= PROMPT =
No pictures go into the copy. Write out exactly the lines below from the one containing "Write the matplotlib code for this chart." through the one containing "plt.rcParams['hatch.linewidth'] = 0.7".

=== RECORDS FOR THE EXERCISE ===

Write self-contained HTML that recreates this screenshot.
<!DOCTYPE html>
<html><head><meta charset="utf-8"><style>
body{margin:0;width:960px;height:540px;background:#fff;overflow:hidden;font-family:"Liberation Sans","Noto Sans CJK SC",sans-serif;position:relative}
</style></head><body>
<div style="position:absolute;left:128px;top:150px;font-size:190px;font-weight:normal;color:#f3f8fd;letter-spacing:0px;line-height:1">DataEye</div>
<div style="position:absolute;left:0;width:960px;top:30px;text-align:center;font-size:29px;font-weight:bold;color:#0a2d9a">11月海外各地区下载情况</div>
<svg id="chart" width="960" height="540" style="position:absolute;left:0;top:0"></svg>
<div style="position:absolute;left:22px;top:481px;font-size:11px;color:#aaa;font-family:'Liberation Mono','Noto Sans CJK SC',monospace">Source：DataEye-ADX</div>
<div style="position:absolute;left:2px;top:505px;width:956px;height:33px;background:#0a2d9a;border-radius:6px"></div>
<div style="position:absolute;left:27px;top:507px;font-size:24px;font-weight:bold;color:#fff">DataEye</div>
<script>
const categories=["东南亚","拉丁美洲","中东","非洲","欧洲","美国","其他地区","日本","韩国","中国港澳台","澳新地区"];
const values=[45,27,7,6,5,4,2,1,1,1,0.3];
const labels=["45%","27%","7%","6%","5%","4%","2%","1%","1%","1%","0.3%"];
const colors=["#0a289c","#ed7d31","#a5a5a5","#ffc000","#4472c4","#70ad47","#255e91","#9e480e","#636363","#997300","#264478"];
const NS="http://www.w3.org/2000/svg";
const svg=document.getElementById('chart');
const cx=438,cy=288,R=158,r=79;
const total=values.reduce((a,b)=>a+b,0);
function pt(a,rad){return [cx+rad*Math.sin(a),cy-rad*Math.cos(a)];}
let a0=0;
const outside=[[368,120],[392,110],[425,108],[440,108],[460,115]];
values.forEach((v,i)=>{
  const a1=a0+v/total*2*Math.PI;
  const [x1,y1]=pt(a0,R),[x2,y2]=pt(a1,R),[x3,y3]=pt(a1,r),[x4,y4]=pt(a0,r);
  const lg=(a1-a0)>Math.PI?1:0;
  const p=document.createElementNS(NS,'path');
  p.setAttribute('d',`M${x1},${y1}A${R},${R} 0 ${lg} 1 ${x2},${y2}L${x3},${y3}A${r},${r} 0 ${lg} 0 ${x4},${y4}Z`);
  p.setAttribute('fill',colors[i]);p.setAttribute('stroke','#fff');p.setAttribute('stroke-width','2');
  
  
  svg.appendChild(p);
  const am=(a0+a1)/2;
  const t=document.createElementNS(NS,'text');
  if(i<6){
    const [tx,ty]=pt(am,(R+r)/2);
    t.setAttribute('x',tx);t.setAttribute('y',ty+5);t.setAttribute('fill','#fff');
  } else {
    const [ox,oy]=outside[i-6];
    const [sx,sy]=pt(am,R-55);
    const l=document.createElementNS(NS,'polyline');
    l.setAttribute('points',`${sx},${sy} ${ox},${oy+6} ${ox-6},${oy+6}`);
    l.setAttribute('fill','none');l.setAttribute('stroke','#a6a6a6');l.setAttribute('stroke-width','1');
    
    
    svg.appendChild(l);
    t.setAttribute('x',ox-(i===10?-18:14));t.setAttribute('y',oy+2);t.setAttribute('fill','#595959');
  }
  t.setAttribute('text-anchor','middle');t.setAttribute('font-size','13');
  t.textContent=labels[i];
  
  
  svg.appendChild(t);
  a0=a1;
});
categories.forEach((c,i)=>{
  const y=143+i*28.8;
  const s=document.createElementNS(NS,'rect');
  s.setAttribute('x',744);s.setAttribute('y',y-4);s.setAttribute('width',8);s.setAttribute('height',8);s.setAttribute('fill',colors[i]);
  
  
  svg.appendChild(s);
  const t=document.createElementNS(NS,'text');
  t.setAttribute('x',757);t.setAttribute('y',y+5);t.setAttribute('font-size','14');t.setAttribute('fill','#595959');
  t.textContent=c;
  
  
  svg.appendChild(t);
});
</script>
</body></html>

===
=== RECORDS FOR THE EXERCISE ===

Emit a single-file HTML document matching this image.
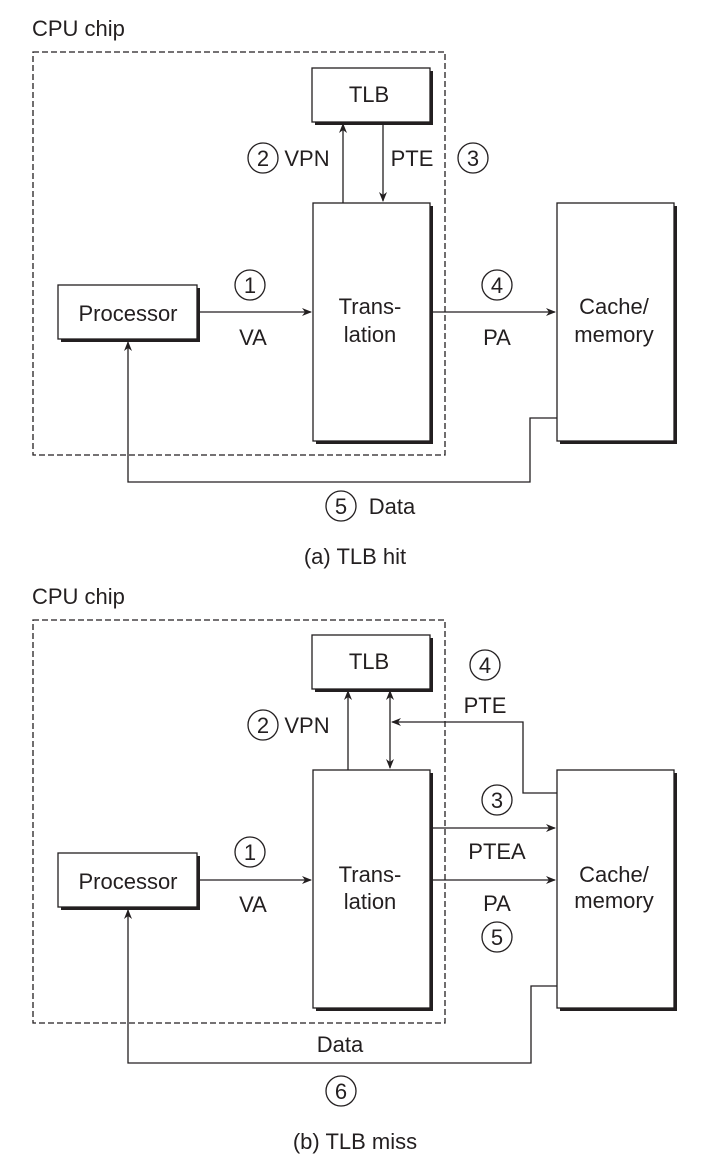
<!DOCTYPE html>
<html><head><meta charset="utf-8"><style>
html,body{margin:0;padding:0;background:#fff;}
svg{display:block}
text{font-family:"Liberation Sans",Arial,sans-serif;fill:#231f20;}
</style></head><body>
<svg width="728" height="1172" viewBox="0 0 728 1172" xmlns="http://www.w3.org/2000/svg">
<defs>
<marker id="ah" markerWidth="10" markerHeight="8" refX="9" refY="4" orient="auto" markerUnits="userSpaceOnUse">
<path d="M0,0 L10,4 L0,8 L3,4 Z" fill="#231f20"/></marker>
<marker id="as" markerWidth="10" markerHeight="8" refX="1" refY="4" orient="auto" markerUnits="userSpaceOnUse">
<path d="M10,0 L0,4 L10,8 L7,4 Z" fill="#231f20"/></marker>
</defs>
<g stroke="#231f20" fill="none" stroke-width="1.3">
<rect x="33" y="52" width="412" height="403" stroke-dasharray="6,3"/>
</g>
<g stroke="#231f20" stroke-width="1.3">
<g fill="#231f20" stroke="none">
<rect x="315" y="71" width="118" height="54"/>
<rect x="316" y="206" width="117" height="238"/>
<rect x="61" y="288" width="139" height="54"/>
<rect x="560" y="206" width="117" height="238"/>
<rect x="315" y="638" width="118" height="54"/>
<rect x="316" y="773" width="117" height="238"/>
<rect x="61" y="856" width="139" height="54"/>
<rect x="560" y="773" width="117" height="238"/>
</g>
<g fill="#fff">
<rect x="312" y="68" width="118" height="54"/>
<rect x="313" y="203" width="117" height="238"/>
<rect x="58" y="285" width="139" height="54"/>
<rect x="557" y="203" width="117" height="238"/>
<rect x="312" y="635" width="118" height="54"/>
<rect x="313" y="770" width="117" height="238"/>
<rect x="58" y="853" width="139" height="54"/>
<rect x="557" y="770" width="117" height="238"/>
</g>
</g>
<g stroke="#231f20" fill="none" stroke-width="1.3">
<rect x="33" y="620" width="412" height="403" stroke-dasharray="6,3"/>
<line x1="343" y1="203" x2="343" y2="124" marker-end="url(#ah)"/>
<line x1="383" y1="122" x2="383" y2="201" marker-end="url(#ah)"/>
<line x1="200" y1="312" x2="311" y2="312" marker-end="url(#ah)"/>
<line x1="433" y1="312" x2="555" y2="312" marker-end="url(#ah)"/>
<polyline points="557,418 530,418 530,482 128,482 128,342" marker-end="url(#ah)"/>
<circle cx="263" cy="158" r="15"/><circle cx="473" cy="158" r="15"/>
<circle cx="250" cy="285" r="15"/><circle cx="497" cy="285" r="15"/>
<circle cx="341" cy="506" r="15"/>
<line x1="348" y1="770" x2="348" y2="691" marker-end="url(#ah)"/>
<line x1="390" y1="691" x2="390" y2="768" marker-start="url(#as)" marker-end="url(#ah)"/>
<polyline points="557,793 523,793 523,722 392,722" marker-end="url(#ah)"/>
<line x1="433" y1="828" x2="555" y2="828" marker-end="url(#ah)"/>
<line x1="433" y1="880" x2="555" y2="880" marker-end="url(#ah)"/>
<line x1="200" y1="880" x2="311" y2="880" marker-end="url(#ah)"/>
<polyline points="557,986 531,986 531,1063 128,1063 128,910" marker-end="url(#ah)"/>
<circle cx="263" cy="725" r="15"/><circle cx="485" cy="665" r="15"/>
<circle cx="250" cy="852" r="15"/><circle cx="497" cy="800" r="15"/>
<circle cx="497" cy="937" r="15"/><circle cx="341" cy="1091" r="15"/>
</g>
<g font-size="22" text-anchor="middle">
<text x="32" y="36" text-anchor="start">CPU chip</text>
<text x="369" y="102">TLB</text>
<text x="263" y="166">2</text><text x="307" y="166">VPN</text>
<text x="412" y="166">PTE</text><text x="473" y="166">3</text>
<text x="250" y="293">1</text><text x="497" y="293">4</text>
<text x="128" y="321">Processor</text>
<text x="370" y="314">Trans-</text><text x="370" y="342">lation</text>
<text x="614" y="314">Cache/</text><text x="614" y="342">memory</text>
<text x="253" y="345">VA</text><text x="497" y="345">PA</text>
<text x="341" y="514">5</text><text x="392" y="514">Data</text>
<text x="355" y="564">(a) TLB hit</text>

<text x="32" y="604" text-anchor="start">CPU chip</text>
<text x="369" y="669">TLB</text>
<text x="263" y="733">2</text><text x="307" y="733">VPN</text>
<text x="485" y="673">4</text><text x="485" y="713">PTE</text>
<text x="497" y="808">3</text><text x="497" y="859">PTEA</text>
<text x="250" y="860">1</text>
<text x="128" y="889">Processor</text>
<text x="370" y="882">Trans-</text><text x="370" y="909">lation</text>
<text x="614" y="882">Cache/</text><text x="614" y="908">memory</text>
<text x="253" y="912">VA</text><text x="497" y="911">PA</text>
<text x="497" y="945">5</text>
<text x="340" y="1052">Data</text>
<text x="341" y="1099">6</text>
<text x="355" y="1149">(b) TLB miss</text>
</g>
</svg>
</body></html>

===
=== RECORDS FOR THE EXERCISE ===

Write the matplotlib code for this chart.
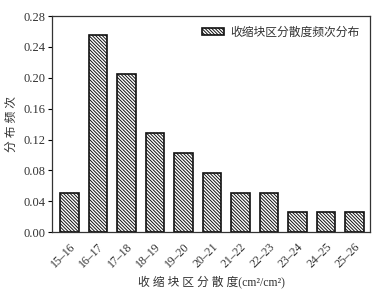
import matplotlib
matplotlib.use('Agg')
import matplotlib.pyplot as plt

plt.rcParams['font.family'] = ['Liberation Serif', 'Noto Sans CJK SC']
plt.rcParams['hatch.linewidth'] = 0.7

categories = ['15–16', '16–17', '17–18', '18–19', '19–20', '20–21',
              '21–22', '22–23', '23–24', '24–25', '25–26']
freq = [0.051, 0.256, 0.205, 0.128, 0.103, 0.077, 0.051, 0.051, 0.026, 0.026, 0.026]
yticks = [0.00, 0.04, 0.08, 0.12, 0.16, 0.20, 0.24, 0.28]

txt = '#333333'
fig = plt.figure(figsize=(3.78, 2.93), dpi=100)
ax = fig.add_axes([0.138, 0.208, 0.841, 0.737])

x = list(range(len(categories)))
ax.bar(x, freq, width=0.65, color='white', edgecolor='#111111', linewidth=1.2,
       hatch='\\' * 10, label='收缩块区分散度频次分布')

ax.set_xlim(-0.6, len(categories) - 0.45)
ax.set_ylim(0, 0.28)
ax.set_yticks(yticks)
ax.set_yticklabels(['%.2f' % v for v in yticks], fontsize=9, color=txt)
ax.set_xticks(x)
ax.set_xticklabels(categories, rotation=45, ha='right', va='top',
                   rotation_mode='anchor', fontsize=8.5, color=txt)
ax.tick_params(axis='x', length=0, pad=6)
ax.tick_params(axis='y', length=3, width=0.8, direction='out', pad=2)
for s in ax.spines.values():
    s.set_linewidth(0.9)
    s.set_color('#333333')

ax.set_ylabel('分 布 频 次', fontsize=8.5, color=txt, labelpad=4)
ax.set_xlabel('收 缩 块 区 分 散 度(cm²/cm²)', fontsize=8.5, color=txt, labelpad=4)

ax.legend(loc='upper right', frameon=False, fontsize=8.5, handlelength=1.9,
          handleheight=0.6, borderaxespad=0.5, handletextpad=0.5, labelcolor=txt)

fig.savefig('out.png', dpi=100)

===

= COMPLETE ANSWER =
Write the matplotlib code for this chart.
import matplotlib
matplotlib.use('Agg')
import matplotlib.pyplot as plt

plt.rcParams['font.family'] = ['Liberation Serif', 'Noto Sans CJK SC']
plt.rcParams['hatch.linewidth'] = 0.7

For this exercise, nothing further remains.